In my last post I wrote about our hardwired propensity for amplifying the bad and why it’s especially important for those living with chronic illness to stop dwelling on the negative.

We tend to fast track any difficulty right into our brain system and use that experience to color in the background of our lives. It’s not a character flaw, or a negative temperament – it is the way our brains evolved.


Feeling calmer and happier starts with building a positive mood and safe place for your mind to rest from worry

But we can change that.

My client Sami and I started to create a pool of resources that she could use to help her mind re-direct her brain.

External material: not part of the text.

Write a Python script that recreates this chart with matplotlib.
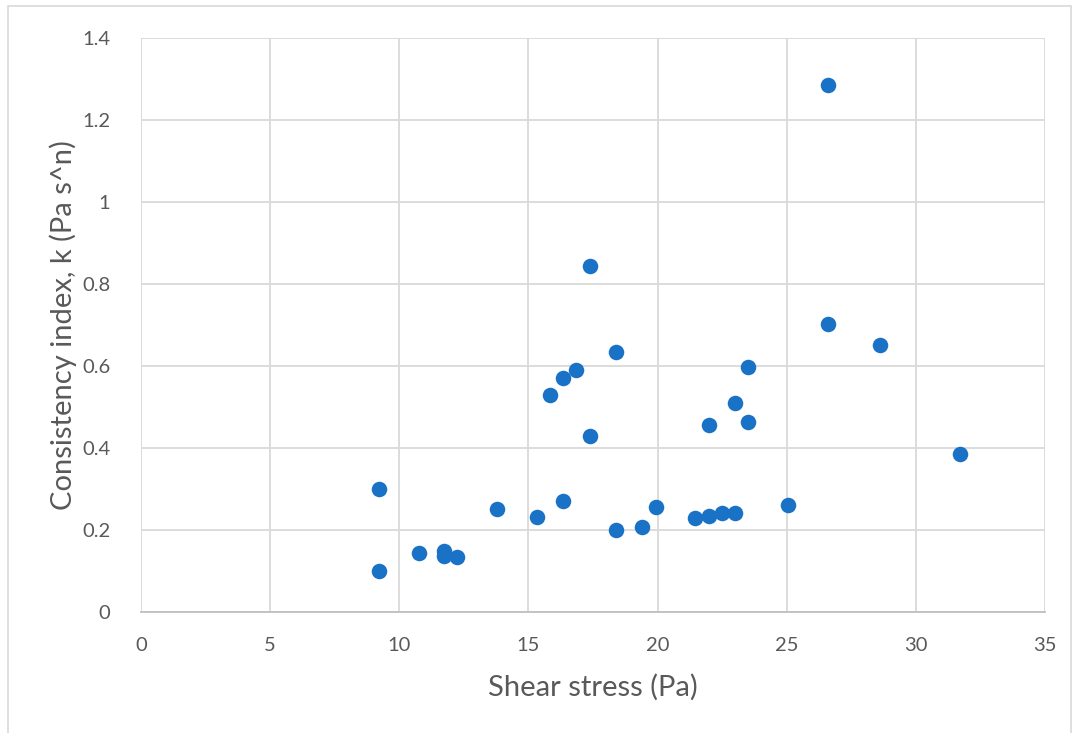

We began with the reality that most good experiences are registered on the “mild” end of the spectrum A bit of morning sunshine, the scent of the herbal tea she enjoys, her cat beside her calmly sleeping, a hot shower. These are all positive, but they become routine, and hardly noticeable as the day unfolds.

By contrast, Sami had the habit of reaching for her phone and turning on the news as soon as she woke up. Both had potential to fill her mind and heart with difficult or upsetting information. An early email from her boss, news of another disaster – any of that could hijack her mind to ruminate on the next problems.

Sami realized she needed to shift how her day started if she wanted to build a positive mood and safe calm place for her mind to rest.

She began to experiment with not looking at her phone until breakfast. She created a brief routine for noticing the good first thing as she woke up.

She did a body scan and looked for places where her body felt ok. When she found some places, she paused, and allowed herself to really feel how good her legs felt, how relaxed her neck was, how clear here eyes seemed. She stayed with the exercise for 20 seconds.

Then she got up slowly, and thought of three things she was especially grateful for as she began her day. Again, she dwelled on the particulars of her gratitude, and she worked to find fresh or new things each day.

We used several important realities for this routine.

First, even though most positive experiences are small and ordinary, we can increase their potential to support us by experiencing them, not just running through the idea of something positive.

Turning the thought of the positive into an experience that can be felt, makes them much more potent to affect our mood.

Second, the brain loves novelty, and routine or habit only strengthen the Teflon nature of the good. I encouraged Sami, and I encourage all of us, to vary what we do to experience the good. Take a different route into your day; eat something new, like a splurge on raspberries or a delicious new granola. Sit by a different window, bring a beautiful leaf or flower indoors and let your eye rest on it. The pleasures are small, but when you introduce something novel, the brain pays more attention.

Finally, one of the most important aspects of this is to practice. It seems so simple – almost to the point of simplistic. But it makes a difference when we are consistent and stick with the potential that “installing” the good experiences can shift what our mind rests on, and thus shift our brain and our mood.

Sami found herself waking up slightly calmer and slightly happier after about two weeks of steady practice. It was a big change for her – and one you can make too!